Who better to adapt the novel than Tracy Letts, the playwright of the Pulitzer Prize-winning family drama August: Osage County? His writing makes him the perfect match for this material. From the mix of crime and family in his debut play, Killer Joe, to the delusions explored in Bug, his work leads naturally to The Woman in the Window. But you can tell the film didn’t turn out as he intended by his recent declining of interviews and earlier statement that the production “kind of sucked.”

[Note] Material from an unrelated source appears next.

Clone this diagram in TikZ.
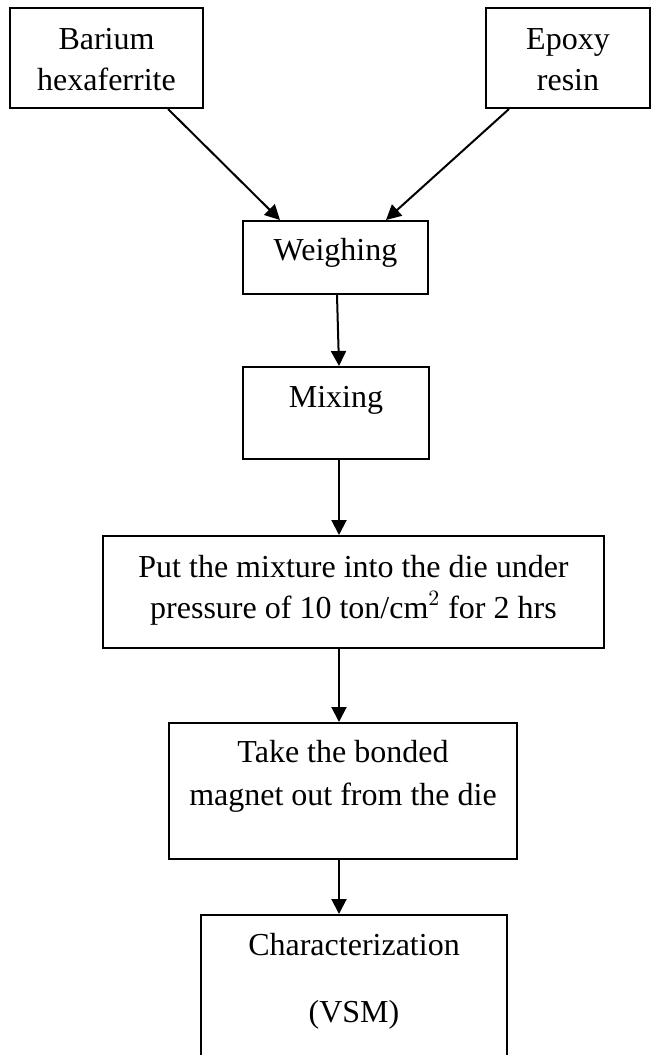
\documentclass[tikz,border=0pt]{standalone}
\usepackage{fontspec}
\setmainfont{Liberation Serif}
\usetikzlibrary{arrows.meta}

\begin{document}
\begin{tikzpicture}[x=1pt,y=1pt]
            \useasboundingbox (0,0) rectangle (325,-527.5);
            \begin{scope}[every node/.style={rectangle, draw, line width=1pt, inner sep=0pt, anchor=base, align=center,
                                              font=\fontsize{16}{20.5}\selectfont},
                          every edge/.style={draw, line width=1pt, -{Triangle[length=7.5pt,width=7.5pt]}}]

                \node[minimum width=96.5pt, text height=41pt, text depth=9pt] (bar) at (53.25,-45) {Barium\\hexaferrite};
                \node[minimum width=82pt, text height=41pt, text depth=9pt] (epo) at (284,-45) {Epoxy\\resin};
                \node[minimum width=92.5pt, text height=19.5pt, text depth=17pt] (wei) at (167.75,-130) {Weighing};
                \node[minimum width=93pt, text height=20pt, text depth=26pt] (mix) at (168,-203.5) {Mixing};
                \node[minimum width=250.5pt, text height=41pt, text depth=15pt] (put) at (176.75,-309) {Put the mixture into the die under\\pressure of 10 ton/cm$^{2}$ for 2 hrs};
                \node[minimum width=174pt, text height=41pt, text depth=27pt, font=\fontsize{16}{21.5}\selectfont] (take) at (171.5,-402.5) {Take the bonded\\magnet out from the die};
                \node[minimum width=153pt, text height=53.5pt, text depth=19pt] (chr) at (177,-511) {Characterization\\[13pt](VSM)};

                \path ([xshift=30.75pt]bar.south) edge ([xshift=-27.75pt]wei.north);
                \path ([xshift=-29.5pt]epo.south) edge ([xshift=25.25pt]wei.north);
                \path ([xshift=0.75pt]wei.south) edge ([xshift=1.5pt]mix.north);
                \path ([xshift=1.5pt]mix.south) edge ([xshift=-7.25pt]put.north);
                \path ([xshift=-7.25pt]put.south) edge ([xshift=-2pt]take.north);
                \path ([xshift=-2pt]take.south) edge ([xshift=-7.5pt]chr.north);
            \end{scope}
        \end{tikzpicture}
\end{document}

Right from the opening frames, the film shows that it’s nothing new or special. Before we meet Anna Fox (Amy Adams), we see Rear Window paused on her TV, and the camera pans across her neighbors’ windows just as it does in the Alfred Hitchcock classic to which Woman pays obvious homage. But unlike that film’s protagonist, Anna isn’t just bored and laid up in bed with an injury. She spies on her neighbors to alleviate her agoraphobia and experience the outside world from a safe distance. But soon her newly moved-in neighbors start invading her space and disrupting her routine.

First, an awkward teen named Ethan (Fred Hechinger) drops by to give Anna a candle from his mother. Then, his mom, Jane (Julianne Moore), comes to Anna’s rescue when she faints outside her home while defending it from rowdy trick-or-treaters. Jane’s husband, Alistair (Gary Oldman), looms over them all as an abusive presence in the neighborhood. Anna’s sheltered world turns upside down when she witnesses him resort to murder. But no one believes the pill-popping, wine-guzzling recluse, right? Is she telling the truth or is it all in her mind?

You can imagine this story jumping off the page, but it unfortunately lies flat on the screen, negating its mystery by constantly spoon-feeding information. You can tell that studio execs got in the way after multiple scenes of Oldman’s character dismissing Anna as a “crazy cat lady.” We get it; she might not be the most credible witness. The harping on the stereotypically “delirious woman in peril” seems like a note from reportedly abusive, sexist producer Scott Rudin.

Woman is the kind of psychological thriller that should make you squirm as its surprises punch you in the gut and rattle around in your head. But it seems all too eager to put viewers’ minds to rest. As Letts suggests, the finished film is clearly a response to test screenings in which the audience wasn’t willing to keep tumbling down the story’s rabbit hole of thorny twists and turns.

In an interview with The Playlist, Letts said: “We showed it to an audience in Paramus, New Jersey, and they didn’t like it. And so there have been some rewrites and reshoots that I didn’t have anything to do with.”

Studio execs pissed on a Pulitzer Prize-winning writer’s screenplay because of some New Jersey folks’ reactions after a free screening? Well, not entirely. Apparently, Rudin mucked things up as well.

Adams is the film’s saving grace. She delivers an A-list performance in a C-grade movie. Sadly, Moore and Oldman are wasted, and Jennifer Jason Leigh appears in a glorified cameo, delivering just a couple of lines. Wyatt Russell also stars as Anna’s tenant, and while serving as a red herring, he lays the cheese on thick and comes on far too menacing. Meanwhile, Hechinger isn’t quite menacing enough as the troubled teen. Brian Tyree Henry delivers an engaging, empathetic performance as the detective who’s refreshingly grounded among these eccentric characters.

Director Joe Wright brings some visual flair to liven up the single-setting drama. However, after coming out of quarantine, it’s still a bit depressing to watch a movie about someone cooped up in their house and coping with paranoia.

Simplistic and tame, The Woman in the Window is ultimately the result of old-fashioned studio interference. If Netflix had full control of the film, you can imagine Letts and Wright having free reign to release the more complex cut. They’re just as worthy of the leeway Netflix gave Martin Scorsese and Charlie Kaufman. But the sleazy suits of yesteryear’s Hollywood wanted to play it safe for money’s sake. What a shame.